Carolyn Wonderland (center) learned guitar after getting thrown out of school at 17.
Carolyn Wonderland (center) learned guitar after getting thrown out of school at 17. Todd Wolfson
Austin musician Carolyn Wonderland kicks off her new album, Peace Meal, with "What Good Can Drinkin' Do," an old Janis Joplin tune. You'd be excused if you thought you were listening to Joplin herself.
"You know, it's a funny thing growing up in Texas: If you're a girl, you pretty much learn that you sing Janis songs to yourself in private," Wonderland says. "You don't do it in public. If it's not against the law, I'm not sure why."
Wonderland tells NPR's Rachel Martin that people think you have to sing Joplin in private because nobody can do it any better.
"That's just true, and that's where it is," she says. "If you want to find your own voice, it's difficult to do in such large footsteps. But after a while, I finally just decided, 'Well, I really want to say thank you.' I mean, I know I can't do it any better, but I sure would like to say thanks to where it came from for me."

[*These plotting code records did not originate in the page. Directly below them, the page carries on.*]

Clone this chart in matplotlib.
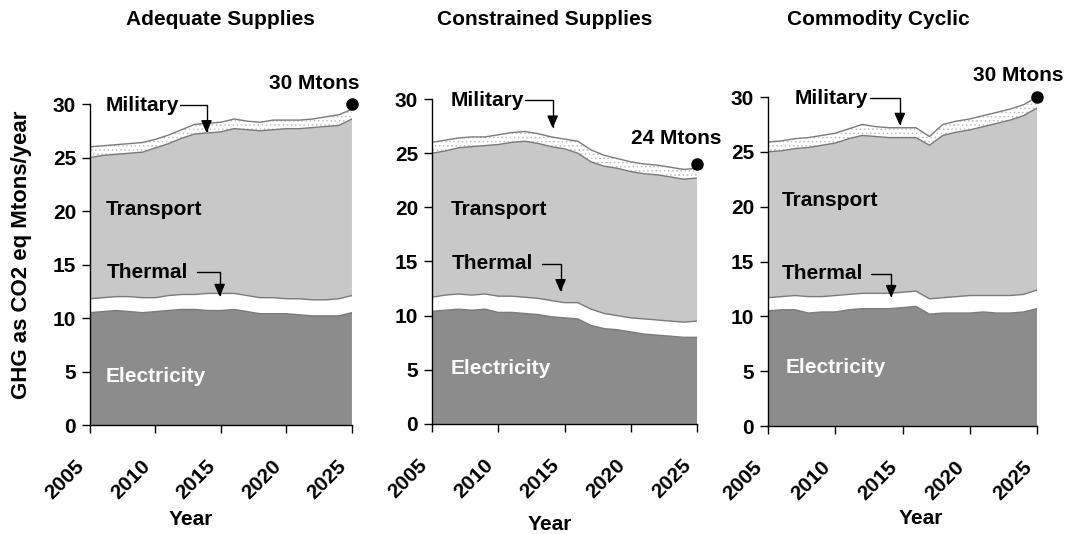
import numpy as np
import matplotlib
matplotlib.use("Agg")
import matplotlib.pyplot as plt
from matplotlib.transforms import ScaledTranslation

plt.rcParams["font.family"] = ["Liberation Sans", "DejaVu Sans"]
plt.rcParams["font.weight"] = "bold"
plt.rcParams["hatch.linewidth"] = 0.6

years = list(range(2005, 2026))
scenarios = ["Adequate Supplies", "Constrained Supplies", "Commodity Cyclic"]
sectors = ["Electricity", "Thermal", "Transport", "Military"]

# Mtons/year CO2 eq by sector, one list per scenario
electricity_adequate = [10.5, 10.6, 10.7, 10.6, 10.5, 10.6, 10.7, 10.8, 10.8, 10.7, 10.7,
                        10.8, 10.6, 10.4, 10.4, 10.4, 10.3, 10.2, 10.2, 10.2, 10.5]
thermal_adequate = [1.3, 1.3, 1.3, 1.4, 1.4, 1.3, 1.4, 1.4, 1.4, 1.6, 1.6,
                    1.5, 1.5, 1.5, 1.5, 1.4, 1.5, 1.5, 1.5, 1.6, 1.6]
transport_adequate = [13.2, 13.3, 13.3, 13.4, 13.6, 14.0, 14.2, 14.6, 15.0, 15.0, 15.1,
                      15.4, 15.5, 15.6, 15.7, 15.9, 15.9, 16.1, 16.2, 16.2, 16.5]
military_adequate = [1.0, 0.9, 0.9, 0.9, 0.9, 0.8, 0.8, 0.8, 0.9, 0.9, 0.9,
                     0.9, 0.8, 0.8, 0.9, 0.8, 0.8, 0.8, 0.9, 1.0, 0.9]

electricity_constrained = [10.4, 10.5, 10.6, 10.5, 10.6, 10.3, 10.3, 10.2, 10.1, 9.9, 9.8,
                           9.7, 9.1, 8.8, 8.7, 8.5, 8.3, 8.2, 8.1, 8.0, 8.0]
thermal_constrained = [1.3, 1.4, 1.4, 1.4, 1.4, 1.5, 1.5, 1.5, 1.5, 1.5, 1.4,
                       1.5, 1.5, 1.4, 1.3, 1.3, 1.4, 1.4, 1.4, 1.4, 1.5]
transport_constrained = [13.3, 13.3, 13.5, 13.7, 13.7, 14.0, 14.2, 14.4, 14.3, 14.2, 14.2,
                         13.8, 13.6, 13.6, 13.6, 13.5, 13.4, 13.4, 13.3, 13.2, 13.2]
military_constrained = [1.0, 1.0, 0.9, 0.9, 0.8, 0.9, 0.9, 0.9, 0.9, 0.9, 0.9,
                        1.1, 1.1, 1.0, 0.9, 0.9, 0.9, 0.9, 0.9, 0.9, 0.9]

electricity_cyclic = [10.5, 10.6, 10.6, 10.3, 10.4, 10.4, 10.6, 10.7, 10.7, 10.7, 10.8,
                      10.9, 10.2, 10.3, 10.3, 10.3, 10.4, 10.3, 10.3, 10.4, 10.7]
thermal_cyclic = [1.2, 1.2, 1.3, 1.5, 1.4, 1.5, 1.4, 1.4, 1.4, 1.4, 1.4,
                  1.4, 1.4, 1.4, 1.5, 1.6, 1.5, 1.6, 1.6, 1.6, 1.7]
transport_cyclic = [13.3, 13.3, 13.4, 13.6, 13.8, 13.9, 14.2, 14.4, 14.3, 14.2, 14.1,
                    14.0, 14.0, 14.8, 15.0, 15.1, 15.4, 15.7, 16.0, 16.3, 16.6]
military_cyclic = [0.9, 0.9, 0.9, 0.9, 0.9, 0.9, 0.9, 1.0, 0.9, 0.9, 0.9,
                   0.9, 0.8, 1.0, 1.0, 1.0, 1.0, 1.0, 1.0, 1.0, 1.0]

end_totals = [30, 24, 30]
x_ticks = [2005, 2010, 2015, 2020, 2025]
y_ticks = [0, 5, 10, 15, 20, 25, 30]

series = [
    [electricity_adequate, thermal_adequate, transport_adequate, military_adequate],
    [electricity_constrained, thermal_constrained, transport_constrained, military_constrained],
    [electricity_cyclic, thermal_cyclic, transport_cyclic, military_cyclic],
]

fills = ["#8c8c8c", "#ffffff", "#c8c8c8", "#ffffff"]
edge = "#7a7a7a"

# axes rectangles in figure fractions
rects = [
    [0.0840, 0.2041, 0.2446, 0.6011],
    [0.4034, 0.2060, 0.2474, 0.6086],
    [0.7171, 0.2022, 0.2512, 0.6161],
]
title_x = [0.2054, 0.5089, 0.8198]
year_pos = [(0.1783, 0.0270), (0.5135, 0.0180), (0.8600, 0.0281)]

# text placements per panel: (x, y) in data units
label_pos = [
    {"Military": (2006.2, 29.9), "Transport": (2006.2, 20.1),
     "Thermal": (2006.3, 14.3), "Electricity": (2006.2, 4.5)},
    {"Military": (2006.4, 29.9), "Transport": (2006.4, 19.8),
     "Thermal": (2006.5, 14.8), "Electricity": (2006.4, 5.1)},
    {"Military": (2007.0, 29.9), "Transport": (2006.0, 20.6),
     "Thermal": (2006.0, 13.9), "Electricity": (2006.3, 5.3)},
]
# arrow tips for the leader lines: (x, y) in data units
military_tip = [(2013.9, 27.3), (2014.1, 27.3), (2014.8, 27.4)]
thermal_tip = [(2014.9, 12.0), (2014.7, 12.2), (2014.15, 11.7)]
leader_gap = {"Military": 1, "Thermal": 6}
total_label_pos = [(2022.1, 31.9), (2023.4, 26.4), (2023.6, 32.0)]

fig = plt.figure(figsize=(10.71, 5.34), dpi=100)

FS = 15
tick_shift = ScaledTranslation(-0.15, -0.15, fig.dpi_scale_trans)

for i, (rect, data) in enumerate(zip(rects, series)):
    ax = fig.add_axes(rect)
    polys = ax.stackplot(years, *data, colors=fills, linewidth=0)
    mil = polys[3]
    mil.set_hatch("....")
    mil.set_edgecolor("#c0c0c0")
    mil.set_linewidth(0)

    tops = np.cumsum(np.array(data), axis=0)
    for level in tops:
        ax.plot(years, level, color=edge, lw=1.0, zorder=3)

    ax.set_xlim(2005, 2025)
    ax.set_ylim(0, 30)
    ax.set_xticks(x_ticks)
    ax.set_yticks(y_ticks)
    ax.set_xticklabels([str(t) for t in x_ticks], rotation=45, ha="right",
                       va="top", rotation_mode="anchor", fontsize=FS, fontweight="bold")
    ax.set_yticklabels([str(t) for t in y_ticks], fontsize=FS, fontweight="bold")
    ax.tick_params(axis="x", direction="out", length=6, width=1, pad=6)
    ax.tick_params(axis="y", direction="out", length=6, width=1, pad=4)
    for lab in ax.get_xticklabels():
        lab.set_transform(lab.get_transform() + tick_shift)
    for s in ("top", "right"):
        ax.spines[s].set_visible(False)
    for s in ("left", "bottom"):
        ax.spines[s].set_linewidth(1)
        ax.spines[s].set_color("black")
        ax.spines[s].set_zorder(4)

    lp = label_pos[i]
    ax.text(lp["Transport"][0], lp["Transport"][1], "Transport", fontsize=FS,
            fontweight="bold", ha="left", va="center", color="black", zorder=5)
    ax.text(lp["Electricity"][0], lp["Electricity"][1], "Electricity", fontsize=FS,
            fontweight="bold", ha="left", va="center", color="white", zorder=5)

    for name, tip in (("Military", military_tip[i]), ("Thermal", thermal_tip[i])):
        ax.annotate(name, xy=tip, xytext=lp[name], fontsize=FS, fontweight="bold",
                    ha="left", va="center", color="black", zorder=5,
                    arrowprops=dict(arrowstyle="-|>,head_length=0.5,head_width=0.22",
                                    connectionstyle="angle,angleA=0,angleB=90,rad=0",
                                    relpos=(1.0, 0.5), patchA=None,
                                    color="black", lw=1,
                                    shrinkA=leader_gap[name], shrinkB=0))

    ax.plot([years[-1]], [end_totals[i]], "o", color="black", markersize=8,
            clip_on=False, zorder=6)
    tx, ty = total_label_pos[i]
    ax.text(tx, ty, f"{end_totals[i]} Mtons", fontsize=FS, fontweight="bold",
            ha="center", va="center", clip_on=False, zorder=6)

    fig.text(title_x[i], 0.964, scenarios[i], fontsize=FS, fontweight="bold",
             ha="center", va="center")
    fig.text(year_pos[i][0], year_pos[i][1], "Year", fontsize=FS, fontweight="bold",
             ha="center", va="center")

fig.text(0.0205, 0.5225, "GHG as CO2 eq Mtons/year", rotation=90, fontsize=16,
         fontweight="bold", ha="center", va="center")

fig.savefig("out.png", dpi=100, facecolor="white")
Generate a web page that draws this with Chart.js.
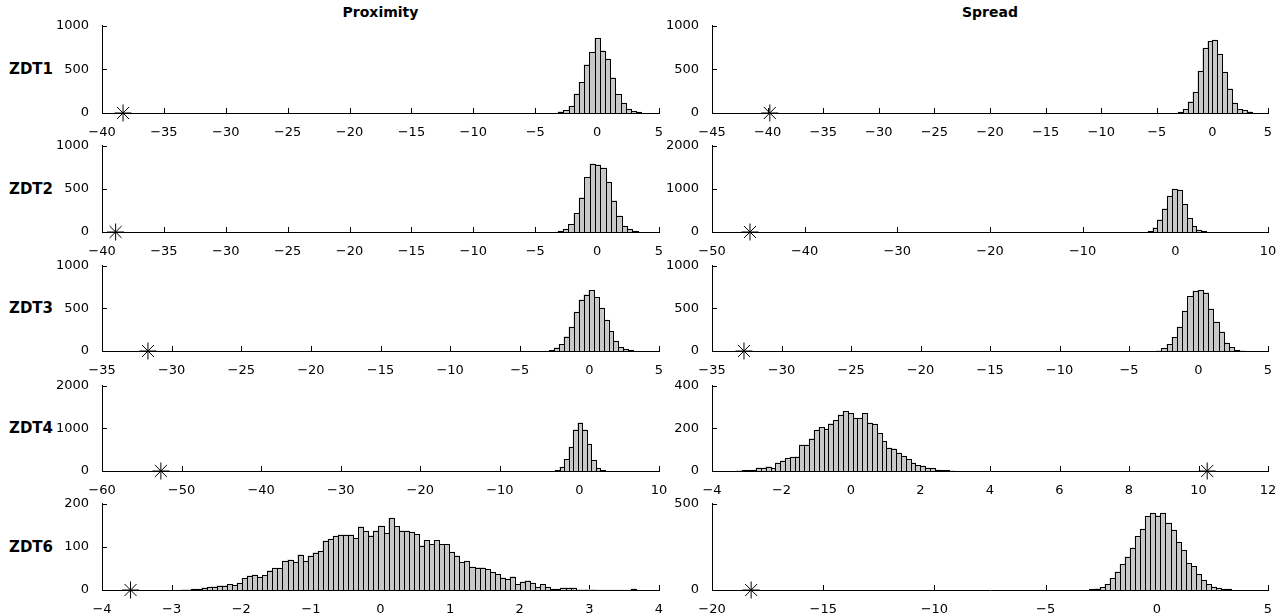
<!DOCTYPE html>
<html>
<head>
<meta charset="utf-8">
<title>ZDT proximity / spread histograms</title>
<script src="https://cdn.jsdelivr.net/npm/chart.js@4.4.1/dist/chart.umd.min.js"></script>
<style>
  html, body { margin: 0; padding: 0; background: #fff; }
  #page { position: relative; width: 1287px; height: 616px; overflow: hidden; font-family: "DejaVu Sans", sans-serif; color: #000; }
  #page canvas { position: absolute; }
  .title { position: absolute; font-weight: bold; font-size: 14px; transform: translate(-50%, -50%); white-space: nowrap; }
  .rowlabel { position: absolute; left: 9px; font-weight: bold; font-size: 15px; transform: translateY(-50%); }
</style>
</head>
<body>
<div id="page"></div>
<script>
// bins: centre of the first bin + bin width; counts
const zdt1ProxBins = { start: -2.94, width: 0.42 };
const zdt1ProxCounts = [15, 30, 80, 220, 350, 555, 700, 860, 715, 620, 405, 215, 113, 45, 19, 11];
const zdt1SpreadBins = { start: -2.86, width: 0.44 };
const zdt1SpreadCounts = [10, 42, 130, 240, 480, 745, 820, 835, 675, 470, 280, 117, 42, 30, 15];

const zdt2ProxBins = { start: -2.96, width: 0.43 };
const zdt2ProxCounts = [10, 35, 88, 215, 400, 635, 790, 778, 743, 580, 365, 188, 70, 30, 12];
const zdt2SpreadBins = { start: -2.715, width: 0.525 };
const zdt2SpreadCounts = [15, 100, 290, 545, 835, 995, 973, 645, 315, 138, 46, 15];

const zdt3ProxBins = { start: -2.72, width: 0.356 };
const zdt3ProxCounts = [8, 40, 78, 170, 283, 457, 600, 663, 713, 628, 504, 364, 229, 116, 43, 23, 8];
const zdt3SpreadBins = { start: -2.85, width: 0.374 };
const zdt3SpreadCounts = [4, 30, 78, 159, 283, 469, 643, 702, 713, 686, 496, 341, 225, 97, 43, 8, 5];

const zdt4ProxBins = { start: -2.775, width: 0.565 };
const zdt4ProxCounts = [15, 93, 272, 568, 973, 1136, 973, 630, 249, 70, 15];
const zdt4SpreadBins = { start: -3.22, width: 0.139 };
const zdt4SpreadCounts = [2, 3, 3, 4, 15, 15, 21, 14, 38, 48, 59, 65, 68, 123, 123, 152, 192, 205, 198, 223,
  238, 264, 280, 270, 248, 248, 270, 226, 220, 177, 139, 109, 105, 85, 70, 55, 38, 26, 24, 15, 14, 6, 3, 3, 2];

const zdt6ProxBins = { start: -2.824, width: 0.0726 };
const zdt6ProxCounts = [1, 1, 2, 2, 5, 7, 8, 10, 10, 13, 11, 16, 27, 33, 35, 30, 34, 45, 51, 51,
  67, 70, 65, 82, 67, 79, 87, 90, 114, 118, 125, 128, 128, 128, 120, 147, 136, 126, 137, 149,
  132, 167, 148, 137, 137, 134, 129, 103, 115, 106, 115, 106, 106, 88, 80, 64, 67, 54, 52, 52,
  48, 41, 36, 29, 25, 31, 13, 19, 22, 16, 7, 13, 7, 2, 2, 5, 5, 5, 1, 1,
  1, 1, 0, 0, 0, 0, 0, 0, 0, 3];
const zdt6SpreadBins = { start: -2.916, width: 0.228 };
const zdt6SpreadCounts = [3, 8, 17, 33, 67, 105, 149, 192, 245, 312, 354, 427, 446, 431, 446, 389, 349, 278,
  230, 155, 138, 90, 56, 33, 19, 11, 5, 5];

// value of the asterisk marker on each axis
const starProx = [-38.3, -38.9, -31.7, -52.6, -3.59];
const starSpread = [-39.8, -45.9, -32.7, 10.25, -18.24];

// tick labels
const xTicksProx = [
  [-40, -35, -30, -25, -20, -15, -10, -5, 0, 5],
  [-40, -35, -30, -25, -20, -15, -10, -5, 0, 5],
  [-35, -30, -25, -20, -15, -10, -5, 0, 5],
  [-60, -50, -40, -30, -20, -10, 0, 10],
  [-4, -3, -2, -1, 0, 1, 2, 3, 4]
];
const xTicksSpread = [
  [-45, -40, -35, -30, -25, -20, -15, -10, -5, 0, 5],
  [-50, -40, -30, -20, -10, 0, 10],
  [-35, -30, -25, -20, -15, -10, -5, 0, 5],
  [-4, -2, 0, 2, 4, 6, 8, 10, 12],
  [-20, -15, -10, -5, 0, 5]
];
const yTicksProx = [[0, 500, 1000], [0, 500, 1000], [0, 500, 1000], [0, 1000, 2000], [0, 100, 200]];
const yTicksSpread = [[0, 500, 1000], [0, 1000, 2000], [0, 500, 1000], [0, 200, 400], [0, 500]];

const problems = ["ZDT1", "ZDT2", "ZDT3", "ZDT4", "ZDT6"];
const columnTitles = ["Proximity", "Spread"];

const proxBins = [zdt1ProxBins, zdt2ProxBins, zdt3ProxBins, zdt4ProxBins, zdt6ProxBins];
const proxCounts = [zdt1ProxCounts, zdt2ProxCounts, zdt3ProxCounts, zdt4ProxCounts, zdt6ProxCounts];
const spreadBins = [zdt1SpreadBins, zdt2SpreadBins, zdt3SpreadBins, zdt4SpreadBins, zdt6SpreadBins];
const spreadCounts = [zdt1SpreadCounts, zdt2SpreadCounts, zdt3SpreadCounts, zdt4SpreadCounts, zdt6SpreadCounts];

// plot boxes in page pixels
const colLeft = [102, 712];
const colWidth = [557, 556];
const rowTop = [25, 145, 265, 385, 503];
const rowHeight = [88, 87, 86, 86, 87];

const PAD_L = 60, PAD_T = 12, PAD_R = 20, PAD_B = 24;
const tickFont = { family: "DejaVu Sans", size: 13 };
const page = document.getElementById("page");

// matlab look: inward ticks under the bars, 1px outlines shared between bars
const matlabLook = {
  id: "matlabLook",
  beforeDatasetsDraw(chart) {
    const { ctx, chartArea: a, scales: { x, y } } = chart;
    ctx.save();
    ctx.strokeStyle = "#000";
    ctx.lineWidth = 1;
    ctx.beginPath();
    x.ticks.forEach((t) => {
      const px = Math.round(x.getPixelForValue(t.value)) + 0.5;
      ctx.moveTo(px, a.bottom);
      ctx.lineTo(px, a.bottom - 5);
    });
    y.ticks.forEach((t) => {
      const py = Math.round(y.getPixelForValue(t.value)) + 0.5;
      ctx.moveTo(a.left, py);
      ctx.lineTo(a.left + 5, py);
    });
    ctx.stroke();
    ctx.restore();
  },
  afterDatasetDraw(chart, args) {
    if (args.meta.type !== "bar") return;
    const ctx = chart.ctx;
    ctx.save();
    ctx.strokeStyle = "#000";
    ctx.lineWidth = 1;
    args.meta.data.forEach((bar) => {
      const { x, y, base, width } = bar.getProps(["x", "y", "base", "width"], true);
      const l = Math.round(x - width / 2) + 0.5;
      const r = Math.round(x + width / 2) + 0.5;
      const t = Math.round(y) + 0.5;
      const b = Math.round(base) + 0.5;
      ctx.strokeRect(l, t, r - l, b - t);
    });
    ctx.restore();
  }
};

const fmt = (v) => (v < 0 ? "\u2212" + Math.abs(v) : String(v));

function panel(col, row, bins, counts, star, xTicks, yTicks) {
  const w = PAD_L + colWidth[col] + PAD_R;
  const h = PAD_T + rowHeight[row] + PAD_B;
  const canvas = document.createElement("canvas");
  canvas.width = w;
  canvas.height = h;
  canvas.style.left = (colLeft[col] - PAD_L) + "px";
  canvas.style.top = (rowTop[row] - PAD_T) + "px";
  canvas.style.width = w + "px";
  canvas.style.height = h + "px";
  page.appendChild(canvas);

  const hist = counts.map((n, i) => ({ x: bins.start + i * bins.width, y: n }));

  new Chart(canvas, {
    data: {
      datasets: [
        {
          type: "scatter",
          data: [{ x: star, y: 0 }],
          pointStyle: "star",
          pointRadius: 8.5,
          pointBorderColor: "#000",
          pointBorderWidth: 1,
          pointBackgroundColor: "#000",
          clip: false,
          order: 0
        },
        {
          type: "bar",
          data: hist,
          backgroundColor: "#c8c8c8",
          borderWidth: 0,
          barPercentage: 1,
          categoryPercentage: 1,
          grouped: false,
          order: 1
        }
      ]
    },
    options: {
      responsive: false,
      animation: false,
      devicePixelRatio: 1,
      events: [],
      layout: { autoPadding: false, padding: { left: 0, top: PAD_T, right: PAD_R, bottom: 0 } },
      plugins: { legend: { display: false }, tooltip: { enabled: false } },
      scales: {
        x: {
          type: "linear",
          offset: false,
          min: xTicks[0],
          max: xTicks[xTicks.length - 1],
          afterBuildTicks: (s) => { s.ticks = xTicks.map((v) => ({ value: v })); },
          afterFit: (s) => { s.height = PAD_B; },
          grid: { display: false },
          border: { display: true, color: "#000", width: 1 },
          ticks: { autoSkip: false, maxRotation: 0, padding: 4, color: "#000", font: tickFont, callback: fmt }
        },
        y: {
          type: "linear",
          min: yTicks[0],
          max: yTicks[yTicks.length - 1],
          afterBuildTicks: (s) => { s.ticks = yTicks.map((v) => ({ value: v })); },
          afterFit: (s) => { s.width = PAD_L; },
          grid: { display: false },
          border: { display: true, color: "#000", width: 1 },
          ticks: { autoSkip: false, padding: 5, color: "#000", font: tickFont, callback: fmt }
        }
      }
    },
    plugins: [matlabLook]
  });
}

columnTitles.forEach((t, c) => {
  const d = document.createElement("div");
  d.className = "title";
  d.textContent = t;
  d.style.left = (colLeft[c] + colWidth[c] / 2) + "px";
  d.style.top = "12px";
  page.appendChild(d);
});

problems.forEach((name, r) => {
  const d = document.createElement("div");
  d.className = "rowlabel";
  d.textContent = name;
  d.style.top = (rowTop[r] + rowHeight[r] / 2) + "px";
  page.appendChild(d);

  panel(0, r, proxBins[r], proxCounts[r], starProx[r], xTicksProx[r], yTicksProx[r]);
  panel(1, r, spreadBins[r], spreadCounts[r], starSpread[r], xTicksSpread[r], yTicksSpread[r]);
});
</script>
</body>
</html>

For Wonderland, getting thrown out of school at 17 and hanging out in bars got her playing the guitar. Another big-name Texan often mentioned in the same breath as Wonderland is the legendary guitarist Stevie Ray Vaughan, but Wonderland won't go near that comparison: "Good lord, I don't even come close to filling the toe of either of those."
Wonderland says she feels naked when writing love songs, but she did it anyway in "St. Marks." It's a tribute to her first night together with her husband, comedian Whitney Brown.
"When you're angry, you have this righteous indignation, and you can banter about, you know, 'I feel this way' and 'Aren't I right?'" Wonderland says. "When you're talking about things like love, I mean, you're leaving yourself a little naked."